Abstract

Mixedwood forests occupy a large extent of boreal regions and have the potential for sequestering large amounts of carbon. In the context of forest ecosystem management, partial cutting prescriptions are increasingly being applied to boreal mixedwood stands. Partial harvesting is expected to maintain carbon pools and dynamics within the limits of those of natural stands. Changes in live tree, deadwood (standing snags, downed logs), forest floor and mineral soil carbon pools were assessed over a 9-year period in a replicated large-scale experiment, which included unharvested controls, two variants of partial harvesting and clear-cuts.

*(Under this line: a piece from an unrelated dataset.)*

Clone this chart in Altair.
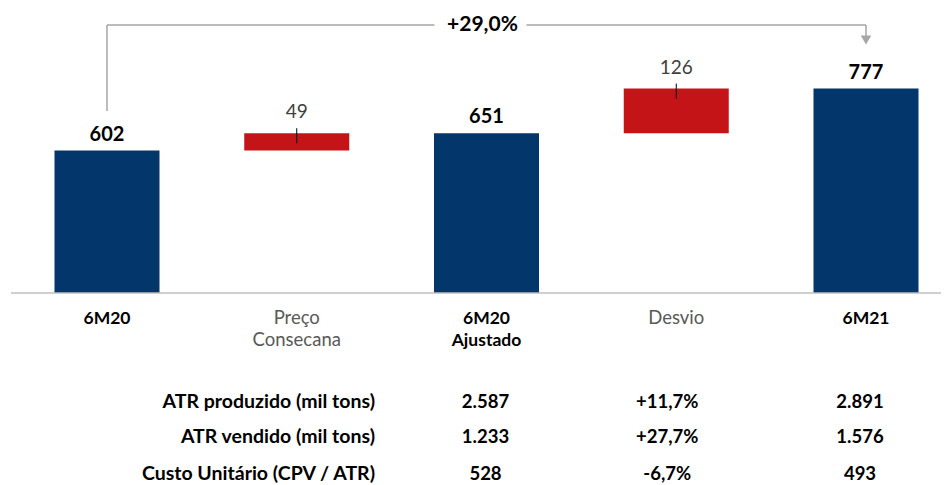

We also measured leaf litter and deadwood inputs and decay rates. Carbon flux through leaf litterfall recovered rapidly following partial harvesting. Carbon flux from live trees to deadwood pools was a dominant process in partially harvested stands where snags and downed log carbon pools remained similar to those of natural stands. Hence, the nature of litter inputs diverged strongly among clear-cut and partially harvested treatments. Leaf and wood decay rates were higher in the partial cuts and controls than in clear-cuts. No significant differences in forest floor and mineral soil carbon were observed 9 years after harvesting. Carbon sequestration in live tree biomass was the carbon pool that most strongly differentiated the treatments allowing partial harvesting to maintain forest stands as net carbon sinks.